Two Brain-Dead Patients Save Seven Lives At AIIMS

by GoNews Desk 4 years ago Views 2039

Two Brain-Dead Patients Save Seven Lives At AIIMS
Two patients declared brain-dead have given a new lease of life to seven people within 48 hours at AIIMS. From organs donated by these two patients, a liver transplant operation on two patients, a kidney transplant operation on four patients and a heart transplant operation has been performed on one patient.

While 26-year-old organ donor Sachin Nayak is from Uttar Pradesh’s Kasganj, 61-year-old Anil Mittal is from Delhi.


AIIMS doctors have safely kept corneas from four eyes, four heart valves and some bones in a tissue bank, so that anyone in need of these could be helped later on.

Nayak worked as a labourer and was admitted to AIIMS Trauma Centre on February 13 after falling from the second floor of a building.

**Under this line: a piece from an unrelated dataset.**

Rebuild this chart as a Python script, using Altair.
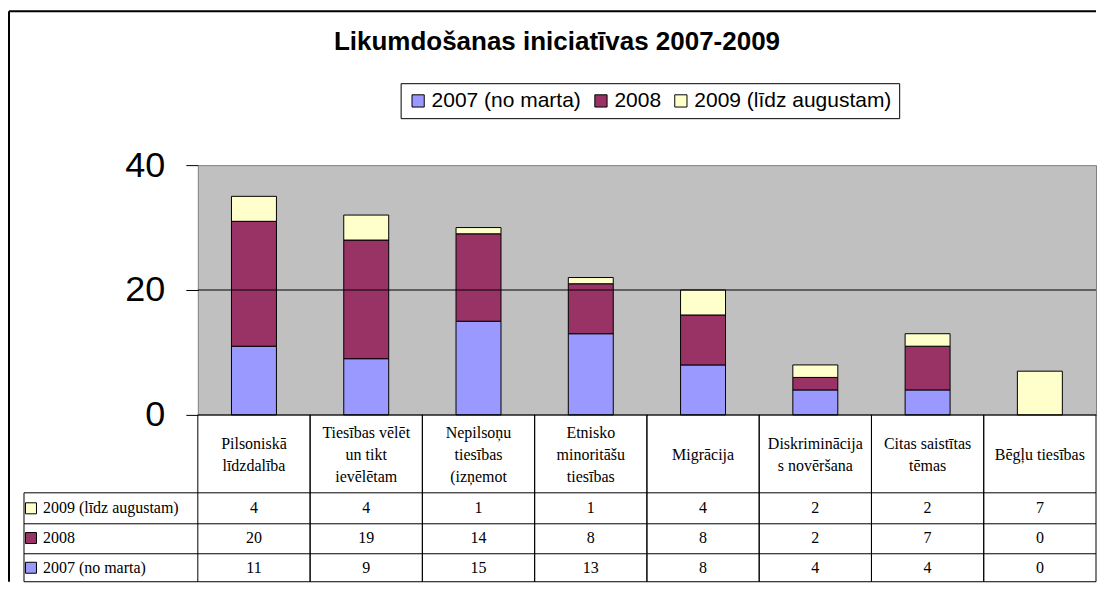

Doctors declared him brain-dead on February 15 and after counselling his family members, took their permission to donate his organs.

Nayak’s heart was transplanted into a man of his age (26 years), his liver was transplanted into a 43-year-old man and his kidney was transplanted into a 20-year-old woman.

Meanwhile, Mittal’s four valves and two corneas have been kept safe.

His liver and both kidneys have been transplanted in patients at AIIMS and the Ram Manohar Lohia Hospital.

According to Dr Aarti Vij, in-charge of the Organ Retrieval Banking Organisation at AIIMS, five years ago too, the lives of other patients had been saved by transplanting the organs of two brain-dead patients into them within two days.

The practice of transplanting organs of brain-dead patients in India is negligible. Data shows that only 5% people donate their organs in a year. However, each year, the country needs around 2.5 lakh kidney, liver and heart transplants. But due to the paucity of donors, only 6,000-7,000 transplants are carried out.